EU’s Clean Industrial Deal: Will €100 Billion Be Enough?
The European Union has just launched its Clean Industrial Deal, aiming to secure Europe’s leadership in net-zero industries. With the U.S. Inflation Reduction Act (IRA) and China’s clean tech dominance, the EU is stepping up with a €100 billion+ financial boost to strengthen its renewable energy, hydrogen, and battery storage sectors.
📌 Key Highlights of the Clean Industrial Deal:
🔹 €100 Billion+ in Funding – Redirecting unspent EU funds to accelerate clean energy investments.
🔹 Faster Permitting – Cutting red tape to speed up approvals for renewable projects.
🔹 Carbon Contracts for Difference (CCfDs) – Supporting industries in their green transition.

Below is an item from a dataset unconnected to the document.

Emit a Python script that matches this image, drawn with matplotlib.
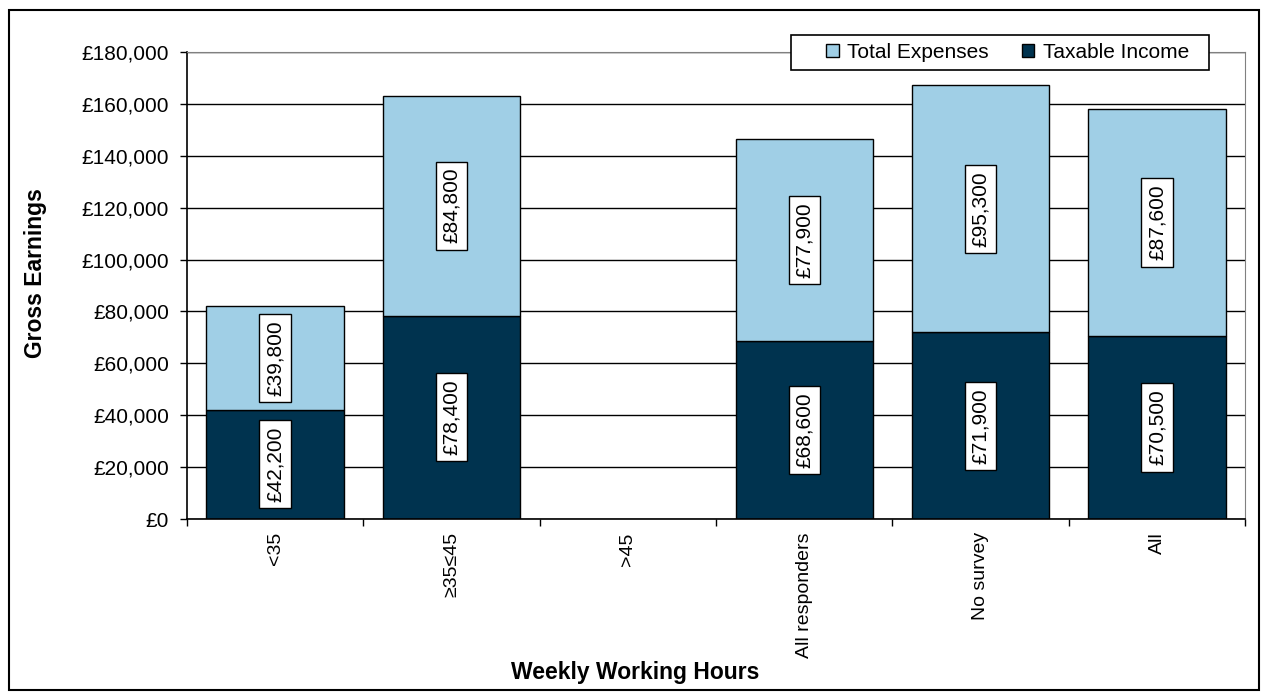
import numpy as np
import matplotlib.pyplot as plt
from matplotlib.patches import Rectangle
from matplotlib.ticker import FuncFormatter

plt.rcParams['font.family'] = ['Liberation Sans', 'DejaVu Sans']

# data
categories = ['<35', '≥35≤45', '>45', 'All responders', 'No survey', 'All']
taxable_income = [42200, 78400, np.nan, 68600, 71900, 70500]
total_expenses = [39800, 84800, np.nan, 77900, 95300, 87600]

light = '#A0CFE6'
dark = '#00334F'

fig = plt.figure(figsize=(12.68, 6.95), dpi=100)
ax = fig.add_axes([0.1475, 0.2532, 0.8345, 0.6720])

x = np.arange(len(categories))
ti = np.array(taxable_income, dtype=float)
te = np.array(total_expenses, dtype=float)

ax.set_axisbelow(True)
ax.yaxis.grid(True, color='black', lw=1)
b1 = ax.bar(x, ti, width=0.78, color=dark, edgecolor='black', lw=1, label='Taxable Income')
b2 = ax.bar(x, te, bottom=ti, width=0.78, color=light, edgecolor='black', lw=1, label='Total Expenses')

box = dict(boxstyle='square,pad=0.3', fc='white', ec='black', lw=1)
for xi, a, b in zip(x, ti, te):
    if np.isnan(a):
        continue
    ax.text(xi, a / 2, f'£{a:,.0f}', rotation=90, ha='center', va='center',
            fontsize=15, bbox=box)
    ax.text(xi, a + b / 2, f'£{b:,.0f}', rotation=90, ha='center', va='center',
            fontsize=15, bbox=box)

ax.set_xlim(-0.5, len(categories) - 0.5)
ax.set_ylim(0, 180000)
ax.set_yticks(np.arange(0, 180001, 20000))
ax.yaxis.set_major_formatter(FuncFormatter(lambda v, p: f'£{v:,.0f}'))
ax.set_xticks(x)
ax.set_xticklabels(categories, rotation=90, fontsize=14)
ax.set_xticks(np.arange(-0.5, len(categories), 1), minor=True)
ax.tick_params(axis='x', which='major', length=0, pad=9.5)
ax.tick_params(axis='x', which='minor', length=5, width=1, direction='out')
ax.tick_params(axis='y', length=5, width=1, direction='out', labelsize=15, pad=8)

for s in ['top', 'right']:
    ax.spines[s].set_color('#808080')
for s in ['left', 'bottom']:
    ax.spines[s].set_color('black')
    ax.spines[s].set_linewidth(1.2)

ax.set_ylabel('Gross Earnings', fontsize=16.5, fontweight='bold')
ax.yaxis.set_label_coords(-0.132, 0.526)
fig.text(0.5008, 0.033, 'Weekly Working Hours', fontsize=16.5, fontweight='bold',
         ha='center', va='center')

# legend frame drawn separately (Excel-style wide box)
ax.add_patch(Rectangle((0.5709, 0.9615), 0.3951, 0.0749, transform=ax.transAxes,
                       fc='white', ec='black', lw=1.2, clip_on=False, zorder=4))
leg = ax.legend(handles=[b2, b1], loc='center left', bbox_to_anchor=(0.596, 0.999),
                ncol=2, fontsize=15, frameon=False,
                borderaxespad=0, handlelength=0.6, handleheight=0.6, handletextpad=0.4,
                columnspacing=1.6, borderpad=0.4)
leg.set_zorder(5)

fig.patches.append(Rectangle((9 / 1268, 5 / 695), 1250 / 1268, 680 / 695,
                             transform=fig.transFigure, fill=False, ec='black', lw=1.5))

fig.savefig('out.png', dpi=100)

🔹 Supply Chain Resilience – Reducing dependence on external markets for critical materials.
🚀 Why This Matters
The EU needs to compete with the U.S. IRA and China’s aggressive clean energy expansion. Europe has strong R&D and innovation, but manufacturing and supply chains need urgent support. The Clean Industrial Deal is a step in the right direction—but will €100 billion be enough to close the gap?
💬 What’s Next?
While this initiative brings much-needed financial firepower, experts argue that more long-term incentives, stable policies, and private investment mobilization are required. Otherwise, companies may still relocate investments to the U.S. or Asia, where incentives are often more attractive.